| Data provided |
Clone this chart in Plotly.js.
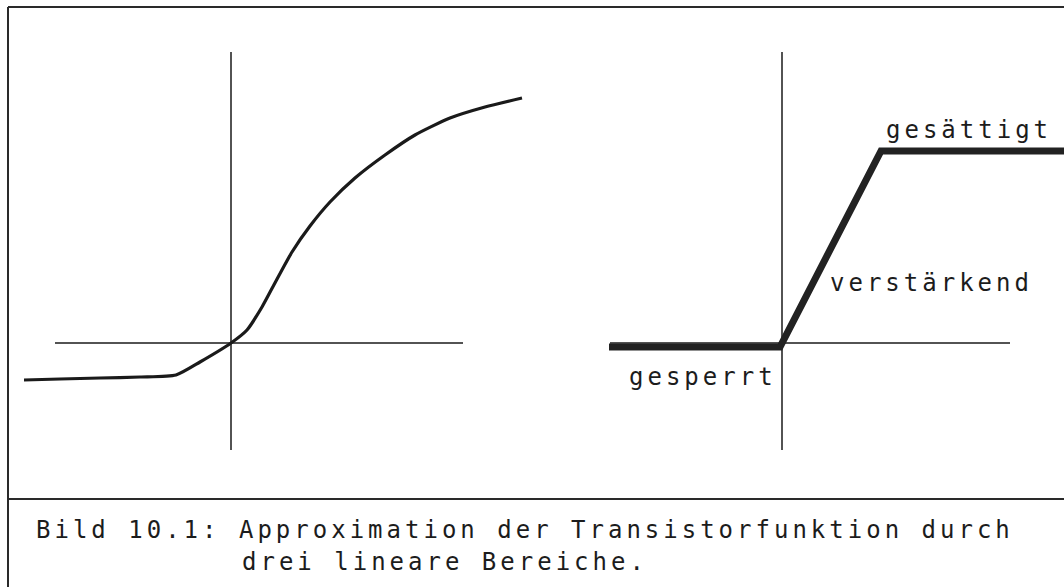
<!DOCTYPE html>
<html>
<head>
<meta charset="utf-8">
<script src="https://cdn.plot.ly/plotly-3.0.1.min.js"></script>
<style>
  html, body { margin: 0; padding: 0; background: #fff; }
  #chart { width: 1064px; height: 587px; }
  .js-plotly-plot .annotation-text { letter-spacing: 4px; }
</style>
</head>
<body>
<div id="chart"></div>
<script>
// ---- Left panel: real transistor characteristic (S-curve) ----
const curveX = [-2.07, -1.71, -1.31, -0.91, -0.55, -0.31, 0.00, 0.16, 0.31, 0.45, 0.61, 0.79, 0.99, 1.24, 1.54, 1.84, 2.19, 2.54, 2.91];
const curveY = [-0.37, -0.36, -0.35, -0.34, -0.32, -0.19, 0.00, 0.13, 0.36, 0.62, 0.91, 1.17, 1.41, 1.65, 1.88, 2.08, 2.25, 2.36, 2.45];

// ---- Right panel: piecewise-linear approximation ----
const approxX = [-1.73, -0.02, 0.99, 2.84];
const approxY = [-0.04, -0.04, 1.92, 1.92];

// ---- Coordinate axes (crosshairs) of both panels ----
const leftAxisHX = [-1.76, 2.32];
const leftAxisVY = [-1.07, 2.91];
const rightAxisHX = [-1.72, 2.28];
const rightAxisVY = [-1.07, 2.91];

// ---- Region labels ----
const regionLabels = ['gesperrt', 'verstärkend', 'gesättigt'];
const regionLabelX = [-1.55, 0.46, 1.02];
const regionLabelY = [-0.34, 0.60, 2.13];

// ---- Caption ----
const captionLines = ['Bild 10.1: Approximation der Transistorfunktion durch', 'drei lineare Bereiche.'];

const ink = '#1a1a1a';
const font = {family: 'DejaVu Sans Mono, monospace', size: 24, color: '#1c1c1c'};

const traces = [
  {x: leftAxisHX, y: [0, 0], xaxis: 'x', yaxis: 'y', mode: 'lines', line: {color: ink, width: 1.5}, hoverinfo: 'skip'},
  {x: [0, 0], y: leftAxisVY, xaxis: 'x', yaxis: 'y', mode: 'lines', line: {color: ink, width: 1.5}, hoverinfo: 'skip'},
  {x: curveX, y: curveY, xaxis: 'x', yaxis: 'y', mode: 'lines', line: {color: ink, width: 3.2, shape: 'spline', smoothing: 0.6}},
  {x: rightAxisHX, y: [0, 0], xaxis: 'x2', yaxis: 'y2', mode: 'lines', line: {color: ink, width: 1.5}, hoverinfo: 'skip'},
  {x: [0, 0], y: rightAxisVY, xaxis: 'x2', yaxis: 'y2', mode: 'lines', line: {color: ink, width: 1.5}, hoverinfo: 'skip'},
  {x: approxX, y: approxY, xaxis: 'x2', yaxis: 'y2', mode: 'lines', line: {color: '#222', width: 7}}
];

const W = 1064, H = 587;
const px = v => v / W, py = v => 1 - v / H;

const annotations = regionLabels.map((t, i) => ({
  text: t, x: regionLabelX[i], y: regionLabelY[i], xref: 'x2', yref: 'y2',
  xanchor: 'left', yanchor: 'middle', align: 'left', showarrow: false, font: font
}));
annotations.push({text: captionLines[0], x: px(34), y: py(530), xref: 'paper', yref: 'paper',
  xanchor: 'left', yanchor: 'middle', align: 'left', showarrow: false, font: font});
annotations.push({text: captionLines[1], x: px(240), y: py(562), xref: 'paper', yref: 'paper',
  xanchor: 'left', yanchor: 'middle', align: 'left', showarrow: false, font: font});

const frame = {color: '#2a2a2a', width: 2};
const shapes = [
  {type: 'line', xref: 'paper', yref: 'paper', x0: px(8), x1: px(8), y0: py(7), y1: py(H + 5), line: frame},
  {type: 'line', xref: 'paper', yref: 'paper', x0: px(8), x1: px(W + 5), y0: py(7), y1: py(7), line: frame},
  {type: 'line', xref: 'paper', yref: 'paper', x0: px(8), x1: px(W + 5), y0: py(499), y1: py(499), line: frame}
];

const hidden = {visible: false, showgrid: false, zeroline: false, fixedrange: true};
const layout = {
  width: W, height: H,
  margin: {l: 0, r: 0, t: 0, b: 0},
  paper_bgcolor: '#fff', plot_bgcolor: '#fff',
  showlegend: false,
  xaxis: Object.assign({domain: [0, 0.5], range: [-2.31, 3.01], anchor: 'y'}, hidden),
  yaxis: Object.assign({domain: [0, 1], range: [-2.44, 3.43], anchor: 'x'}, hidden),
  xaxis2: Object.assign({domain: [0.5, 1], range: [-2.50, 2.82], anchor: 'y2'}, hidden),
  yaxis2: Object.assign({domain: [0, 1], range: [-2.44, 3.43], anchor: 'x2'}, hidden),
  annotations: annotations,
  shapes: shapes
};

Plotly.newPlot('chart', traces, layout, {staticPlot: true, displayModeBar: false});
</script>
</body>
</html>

| The task |
Print out the lines exactly, skipping any picture.

| Correct result |
Clone this chart in Plotly.js.
<!DOCTYPE html>
<html>
<head>
<meta charset="utf-8">
<script src="https://cdn.plot.ly/plotly-3.0.1.min.js"></script>
<style>
  html, body { margin: 0; padding: 0; background: #fff; }
  #chart { width: 1064px; height: 587px; }
  .js-plotly-plot .annotation-text { letter-spacing: 4px; }
</style>
</head>
<body>
<div id="chart"></div>
<script>
// ---- Left panel: real transistor characteristic (S-curve) ----
const curveX = [-2.07, -1.71, -1.31, -0.91, -0.55, -0.31, 0.00, 0.16, 0.31, 0.45, 0.61, 0.79, 0.99, 1.24, 1.54, 1.84, 2.19, 2.54, 2.91];
const curveY = [-0.37, -0.36, -0.35, -0.34, -0.32, -0.19, 0.00, 0.13, 0.36, 0.62, 0.91, 1.17, 1.41, 1.65, 1.88, 2.08, 2.25, 2.36, 2.45];

// ---- Right panel: piecewise-linear approximation ----
const approxX = [-1.73, -0.02, 0.99, 2.84];
const approxY = [-0.04, -0.04, 1.92, 1.92];

// ---- Coordinate axes (crosshairs) of both panels ----
const leftAxisHX = [-1.76, 2.32];
const leftAxisVY = [-1.07, 2.91];
const rightAxisHX = [-1.72, 2.28];
const rightAxisVY = [-1.07, 2.91];

// ---- Region labels ----
const regionLabels = ['gesperrt', 'verstärkend', 'gesättigt'];
const regionLabelX = [-1.55, 0.46, 1.02];
const regionLabelY = [-0.34, 0.60, 2.13];

// ---- Caption ----
const captionLines = ['Bild 10.1: Approximation der Transistorfunktion durch', 'drei lineare Bereiche.'];

const ink = '#1a1a1a';
const font = {family: 'DejaVu Sans Mono, monospace', size: 24, color: '#1c1c1c'};

const traces = [
  {x: leftAxisHX, y: [0, 0], xaxis: 'x', yaxis: 'y', mode: 'lines', line: {color: ink, width: 1.5}, hoverinfo: 'skip'},
  {x: [0, 0], y: leftAxisVY, xaxis: 'x', yaxis: 'y', mode: 'lines', line: {color: ink, width: 1.5}, hoverinfo: 'skip'},
  {x: curveX, y: curveY, xaxis: 'x', yaxis: 'y', mode: 'lines', line: {color: ink, width: 3.2, shape: 'spline', smoothing: 0.6}},
  {x: rightAxisHX, y: [0, 0], xaxis: 'x2', yaxis: 'y2', mode: 'lines', line: {color: ink, width: 1.5}, hoverinfo: 'skip'},
  {x: [0, 0], y: rightAxisVY, xaxis: 'x2', yaxis: 'y2', mode: 'lines', line: {color: ink, width: 1.5}, hoverinfo: 'skip'},
  {x: approxX, y: approxY, xaxis: 'x2', yaxis: 'y2', mode: 'lines', line: {color: '#222', width: 7}}
];

const W = 1064, H = 587;
const px = v => v / W, py = v => 1 - v / H;

const annotations = regionLabels.map((t, i) => ({
  text: t, x: regionLabelX[i], y: regionLabelY[i], xref: 'x2', yref: 'y2',
  xanchor: 'left', yanchor: 'middle', align: 'left', showarrow: false, font: font
}));
annotations.push({text: captionLines[0], x: px(34), y: py(530), xref: 'paper', yref: 'paper',
  xanchor: 'left', yanchor: 'middle', align: 'left', showarrow: false, font: font});
annotations.push({text: captionLines[1], x: px(240), y: py(562), xref: 'paper', yref: 'paper',
  xanchor: 'left', yanchor: 'middle', align: 'left', showarrow: false, font: font});

const frame = {color: '#2a2a2a', width: 2};
const shapes = [
  {type: 'line', xref: 'paper', yref: 'paper', x0: px(8), x1: px(8), y0: py(7), y1: py(H + 5), line: frame},
  {type: 'line', xref: 'paper', yref: 'paper', x0: px(8), x1: px(W + 5), y0: py(7), y1: py(7), line: frame},
  {type: 'line', xref: 'paper', yref: 'paper', x0: px(8), x1: px(W + 5), y0: py(499), y1: py(499), line: frame}
];

const hidden = {visible: false, showgrid: false, zeroline: false, fixedrange: true};
const layout = {
  width: W, height: H,
  margin: {l: 0, r: 0, t: 0, b: 0},
  paper_bgcolor: '#fff', plot_bgcolor: '#fff',
  showlegend: false,
  xaxis: Object.assign({domain: [0, 0.5], range: [-2.31, 3.01], anchor: 'y'}, hidden),
  yaxis: Object.assign({domain: [0, 1], range: [-2.44, 3.43], anchor: 'x'}, hidden),
  xaxis2: Object.assign({domain: [0.5, 1], range: [-2.50, 2.82], anchor: 'y2'}, hidden),
  yaxis2: Object.assign({domain: [0, 1], range: [-2.44, 3.43], anchor: 'x2'}, hidden),
  annotations: annotations,
  shapes: shapes
};

Plotly.newPlot('chart', traces, layout, {staticPlot: true, displayModeBar: false});
</script>
</body>
</html>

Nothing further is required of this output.